The job of devops / SRE is to make sure all of that stuff is running 24/7. That includes:

* Adding more computers if customer traffic is higher
* Upgrading to devices with larger disks or more RAM if needed
* Running in multiple data centers around the world so that users can connect to one close to them
* Monitoring each new version of the app that’s deployed, and rolling it back to a previous version if something’s wrong
* Dealing with power failures, network failures, anything that can go wrong
* Making backups and restoring from backups in a catastrophe
* Working with engineers to seamlessly make changes to the system, like switching to a new database, or a new payment provider, with minimal downtime

Python scripting: it’s just programming / writing code. The only difference is that instead of writing the code to build the app, it’s writing code to automate things that happen behind the scenes to keep the site running.

Kubernetes: the system that manages all of the software running on those computers in the cloud.

Terraform: a tool used to help safely make changes to all of your stuff running in the cloud with less opportunity for human error

One last note: devops and SRE are not quite the same role.
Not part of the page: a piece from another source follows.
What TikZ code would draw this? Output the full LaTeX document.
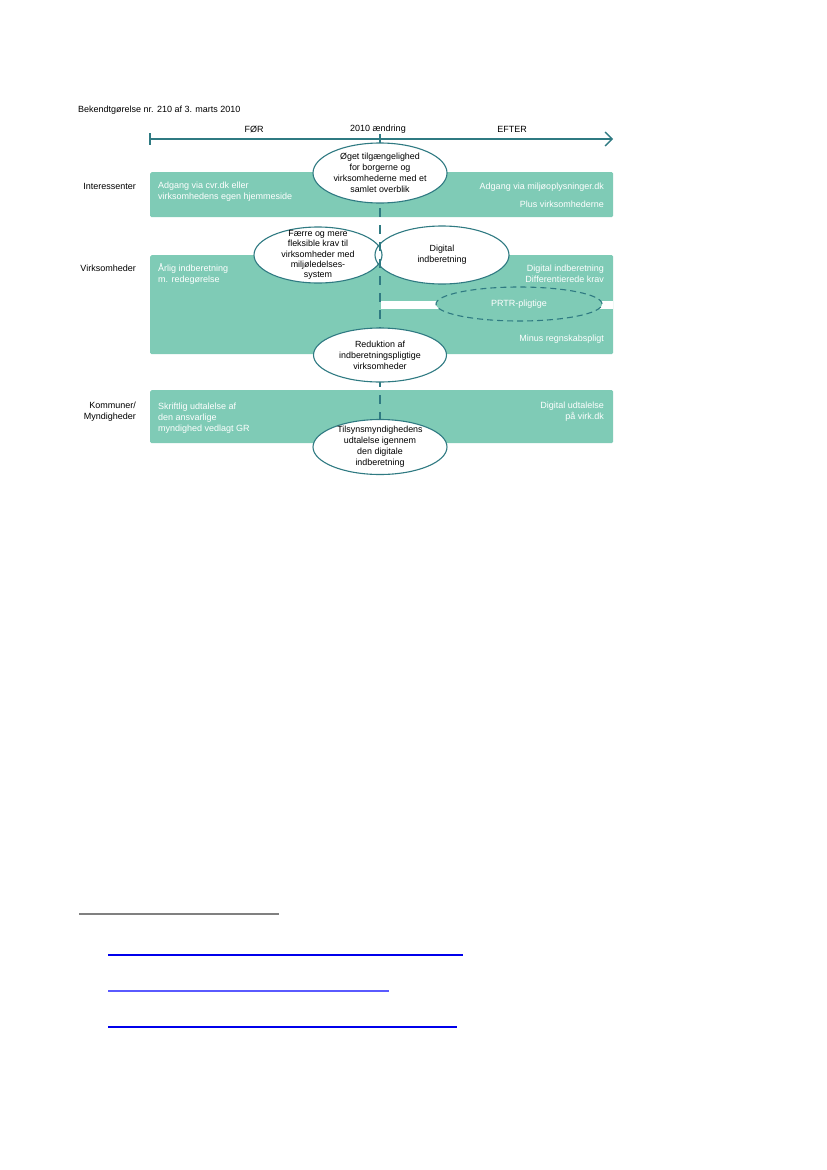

There are different visions of how this role should work and how responsibility should be shared. The common thread, though, is focusing on deploying and maintaining the app in the cloud rather than building the app.

Anonymous 0 Comments

They make shipping software faster, easier, and safer. Frameworks such as Terraform and kubernetes both allow you to bring up servers and what not with a short hand language that removes a lot of the complexity of the underlying stack.

Site reliability engineer makes sure app/website stays up. Otherwise, an engineer getting a call in the middle of the night because something is broken is more common. Basically, they do work up front to prevent the middle of the night scenario, as well as reduce customers having issues (support tickets).